-- start Raw data --
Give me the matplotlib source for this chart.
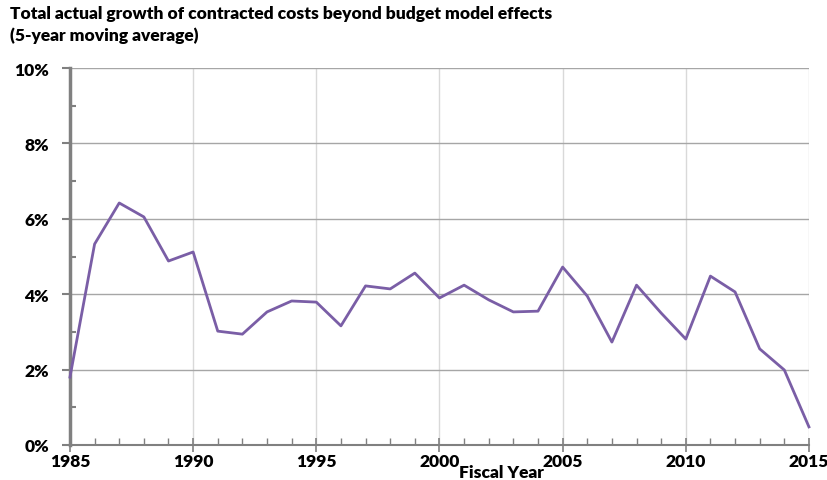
import matplotlib
matplotlib.use("Agg")
import matplotlib.pyplot as plt
from matplotlib.ticker import MultipleLocator, FuncFormatter

years = list(range(1985, 2016))
growth_pct = [1.80, 5.33, 6.42, 6.05, 4.88, 5.12, 3.02, 2.94, 3.53, 3.82,
              3.79, 3.16, 4.22, 4.14, 4.56, 3.90, 4.24, 3.85, 3.53, 3.55,
              4.72, 3.95, 2.73, 4.24, 3.50, 2.81, 4.48, 4.06, 2.55, 1.99,
              0.48]

title = "Total actual growth of contracted costs beyond budget model effects\n(5-year moving average)"

plt.rcParams["font.family"] = ["Lato", "DejaVu Sans"]

fig = plt.figure(figsize=(8.28, 4.81), dpi=100)
ax = fig.add_axes([0.0845, 0.0728, 0.8925, 0.7837])

ax.plot(years, growth_pct, color="#7a5ea6", linewidth=2.0, zorder=3, clip_on=False)

ax.set_xlim(1985, 2015)
ax.set_ylim(0, 10)
ax.xaxis.set_major_locator(MultipleLocator(5))
ax.xaxis.set_minor_locator(MultipleLocator(1))
ax.yaxis.set_major_locator(MultipleLocator(2))
ax.yaxis.set_minor_locator(MultipleLocator(1))
ax.yaxis.set_major_formatter(FuncFormatter(lambda v, p: f"{v:.0f}%"))

ax.grid(axis="y", which="major", color="#a6a6a6", linewidth=1.0)
ax.grid(axis="x", which="major", color="#d9d9d9", linewidth=1.0)

for s in ["top", "right"]:
    ax.spines[s].set_visible(False)
ax.spines["left"].set_color("#808080")
ax.spines["left"].set_linewidth(2.5)
ax.spines["bottom"].set_color("#808080")
ax.spines["bottom"].set_linewidth(1.5)

ax.tick_params(axis="y", which="major", direction="out", length=6, width=1.5,
               color="#808080", labelsize=12.5, pad=9)
ax.tick_params(axis="y", which="minor", direction="in", length=4, width=1.5, color="#808080")
ax.tick_params(axis="x", which="major", direction="inout", length=10, width=1.2,
               color="#808080", labelsize=12.5, pad=1)
ax.tick_params(axis="x", which="minor", direction="in", length=5, width=1.0, color="#808080")
for lbl in ax.get_xticklabels() + ax.get_yticklabels():
    lbl.set_fontweight("heavy")

ax.set_xlabel("Fiscal Year", fontsize=12.5, fontweight="heavy", va="bottom")
ax.xaxis.set_label_coords(0.584, -0.092)

fig.text(0.012, 0.988, title, fontsize=12.5, fontweight="heavy", va="top", ha="left",
         linespacing=1.4)

fig.savefig("out.png", dpi=100)
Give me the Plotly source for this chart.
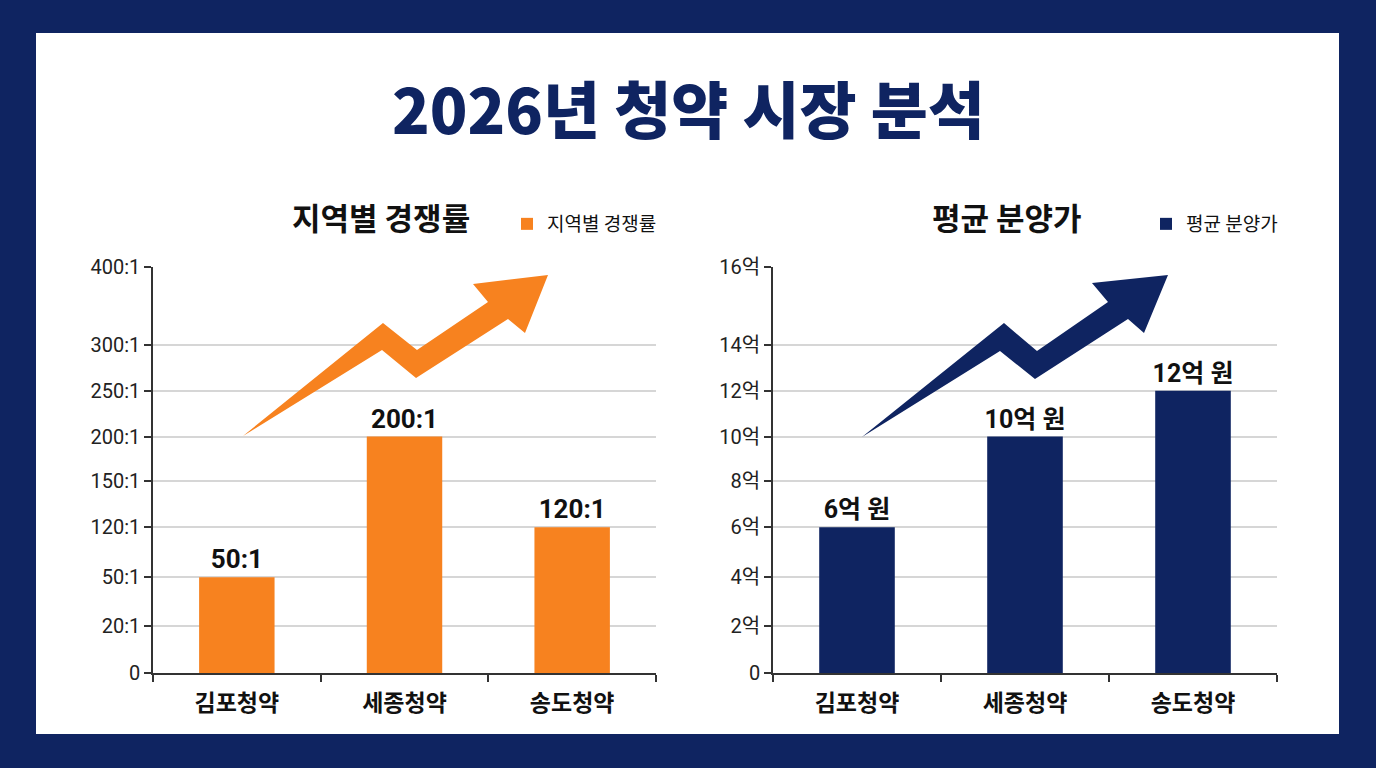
-- end Raw data --
◆ **The task**: Gather all the lines that include the word "this" and copy them out.

◆ **Solved problem**:
Give me the matplotlib source for this chart.
Give me the Plotly source for this chart.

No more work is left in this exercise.